Table 21 Performance of MCAmericanEngineMultiKernel on U250¶
Engine	Kernel	Configuration	Frequency	Total Execution Time (ms)			Execution Time - pipeline (ms)
				kernel	E2E	E2E pipeline
3-kernel	MCAmericanEnginePreSamples	k0: UN=2	260MHz	5.33	5.45	1.96	1.23
	MCAmericanEngineCalibrate	k1: Un=2					1.35
	MCAmericanEnginePricing	k2_0: UN=4, k2_1: UN=4					1.56

Due to place and route on FPGA, the kernel runs at 260MHz finally. Because the last kernel takes the longest time while execution, it is duplicated. The total execution time of k2_0 and k2_1 is 1.56ms. The end-to-end execution time in pipeline mode is 1.96ms, which is only slightly bigger than the execution time of Pricing kernels.

Hint

Why instance two kernels of MCAmericanEnginePricing with UN=4 instead of using one pricing kernel with UN=8?
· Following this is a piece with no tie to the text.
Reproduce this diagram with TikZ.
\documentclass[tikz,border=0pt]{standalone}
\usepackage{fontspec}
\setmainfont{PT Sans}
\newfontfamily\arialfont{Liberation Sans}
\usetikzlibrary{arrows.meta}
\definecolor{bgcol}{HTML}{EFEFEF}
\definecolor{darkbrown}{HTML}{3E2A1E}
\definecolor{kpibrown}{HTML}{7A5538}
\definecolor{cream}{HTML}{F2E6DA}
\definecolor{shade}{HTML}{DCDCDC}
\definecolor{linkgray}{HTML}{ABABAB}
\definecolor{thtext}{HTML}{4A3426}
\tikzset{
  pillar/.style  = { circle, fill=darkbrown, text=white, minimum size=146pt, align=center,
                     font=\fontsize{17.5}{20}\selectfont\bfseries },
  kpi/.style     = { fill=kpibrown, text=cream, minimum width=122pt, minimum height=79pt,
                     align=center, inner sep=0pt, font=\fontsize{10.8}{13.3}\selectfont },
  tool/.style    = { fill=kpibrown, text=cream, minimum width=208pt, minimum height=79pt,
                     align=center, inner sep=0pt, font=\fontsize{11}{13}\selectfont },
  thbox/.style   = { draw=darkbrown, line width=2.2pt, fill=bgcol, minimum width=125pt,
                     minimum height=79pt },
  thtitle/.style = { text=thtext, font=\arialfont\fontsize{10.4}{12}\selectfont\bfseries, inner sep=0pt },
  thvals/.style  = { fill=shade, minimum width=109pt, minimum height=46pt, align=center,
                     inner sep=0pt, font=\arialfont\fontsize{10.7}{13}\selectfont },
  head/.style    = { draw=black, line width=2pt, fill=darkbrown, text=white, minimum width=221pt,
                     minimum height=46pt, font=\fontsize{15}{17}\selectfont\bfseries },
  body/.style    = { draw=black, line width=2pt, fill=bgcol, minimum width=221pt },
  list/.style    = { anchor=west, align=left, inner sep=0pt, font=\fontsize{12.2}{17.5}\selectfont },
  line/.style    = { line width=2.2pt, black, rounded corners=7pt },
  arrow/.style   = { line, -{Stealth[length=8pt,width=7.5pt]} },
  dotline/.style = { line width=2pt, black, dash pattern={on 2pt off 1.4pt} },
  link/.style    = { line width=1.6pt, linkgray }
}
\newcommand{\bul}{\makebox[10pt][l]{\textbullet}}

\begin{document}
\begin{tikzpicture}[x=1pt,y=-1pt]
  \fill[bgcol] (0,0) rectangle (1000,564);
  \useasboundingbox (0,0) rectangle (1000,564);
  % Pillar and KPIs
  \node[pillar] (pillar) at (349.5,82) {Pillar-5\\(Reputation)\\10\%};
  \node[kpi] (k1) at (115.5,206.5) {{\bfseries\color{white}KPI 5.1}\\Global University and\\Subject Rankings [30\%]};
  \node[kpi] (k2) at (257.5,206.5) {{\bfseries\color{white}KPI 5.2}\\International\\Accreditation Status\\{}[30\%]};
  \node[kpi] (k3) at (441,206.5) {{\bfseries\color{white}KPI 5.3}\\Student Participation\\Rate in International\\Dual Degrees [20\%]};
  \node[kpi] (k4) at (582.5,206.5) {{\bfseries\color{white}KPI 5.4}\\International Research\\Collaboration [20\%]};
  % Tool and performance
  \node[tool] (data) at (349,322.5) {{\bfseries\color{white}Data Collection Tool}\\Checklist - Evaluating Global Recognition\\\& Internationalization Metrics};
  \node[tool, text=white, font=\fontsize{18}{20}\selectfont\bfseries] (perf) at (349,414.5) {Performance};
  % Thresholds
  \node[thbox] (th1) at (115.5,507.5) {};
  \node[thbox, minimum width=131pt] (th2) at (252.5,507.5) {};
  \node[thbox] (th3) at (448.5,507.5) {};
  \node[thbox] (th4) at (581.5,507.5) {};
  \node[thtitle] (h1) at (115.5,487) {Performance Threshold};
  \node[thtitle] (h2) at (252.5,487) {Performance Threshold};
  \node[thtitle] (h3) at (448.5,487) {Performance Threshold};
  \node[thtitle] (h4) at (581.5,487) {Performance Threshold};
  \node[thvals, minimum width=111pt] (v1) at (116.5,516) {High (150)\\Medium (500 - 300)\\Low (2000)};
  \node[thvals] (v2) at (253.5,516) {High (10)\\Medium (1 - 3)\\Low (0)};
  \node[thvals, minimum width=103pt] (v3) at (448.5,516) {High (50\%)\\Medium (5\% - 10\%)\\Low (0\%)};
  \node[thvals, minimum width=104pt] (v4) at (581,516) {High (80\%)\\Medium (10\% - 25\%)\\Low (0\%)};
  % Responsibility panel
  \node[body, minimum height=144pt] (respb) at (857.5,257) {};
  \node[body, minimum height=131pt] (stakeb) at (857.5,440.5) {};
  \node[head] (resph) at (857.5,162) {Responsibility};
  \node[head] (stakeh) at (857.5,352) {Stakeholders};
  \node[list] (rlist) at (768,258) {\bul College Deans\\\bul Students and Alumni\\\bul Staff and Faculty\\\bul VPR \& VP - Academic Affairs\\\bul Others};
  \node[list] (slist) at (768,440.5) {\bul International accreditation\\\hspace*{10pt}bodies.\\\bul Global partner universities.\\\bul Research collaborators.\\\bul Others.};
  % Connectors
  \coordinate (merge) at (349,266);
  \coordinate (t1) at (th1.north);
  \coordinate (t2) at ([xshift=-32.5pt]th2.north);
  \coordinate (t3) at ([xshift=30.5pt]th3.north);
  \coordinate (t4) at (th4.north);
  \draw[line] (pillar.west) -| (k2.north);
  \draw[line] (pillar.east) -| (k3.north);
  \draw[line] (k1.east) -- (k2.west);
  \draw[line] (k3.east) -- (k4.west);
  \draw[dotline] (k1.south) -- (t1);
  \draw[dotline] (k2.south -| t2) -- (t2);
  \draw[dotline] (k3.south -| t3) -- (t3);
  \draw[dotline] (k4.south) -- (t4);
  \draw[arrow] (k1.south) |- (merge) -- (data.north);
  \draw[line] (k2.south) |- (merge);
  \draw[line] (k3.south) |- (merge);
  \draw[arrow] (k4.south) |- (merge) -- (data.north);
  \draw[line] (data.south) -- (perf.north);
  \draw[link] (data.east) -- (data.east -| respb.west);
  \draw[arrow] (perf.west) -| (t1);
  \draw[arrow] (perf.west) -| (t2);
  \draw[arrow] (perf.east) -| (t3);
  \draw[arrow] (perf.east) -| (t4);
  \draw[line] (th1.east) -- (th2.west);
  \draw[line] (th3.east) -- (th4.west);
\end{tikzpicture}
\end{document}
For one pricing kernel with UN=4, the resource it used is around 74% of one SLR. When UN=8, two SLRs are required to fit 1 kernel. This means that cross SLR for single kernel has to be processed. This may decrease the overall frequency dramatically. In real applications, we are always trying to avoid cross SLR place & routing. Using two exactly the same pricing kernel with UN=4, each kernel can be successfully placed on one SLR. The cross SLR logic can be avoided. Therefore, two pricing kernels with UN=4 are employed in the end.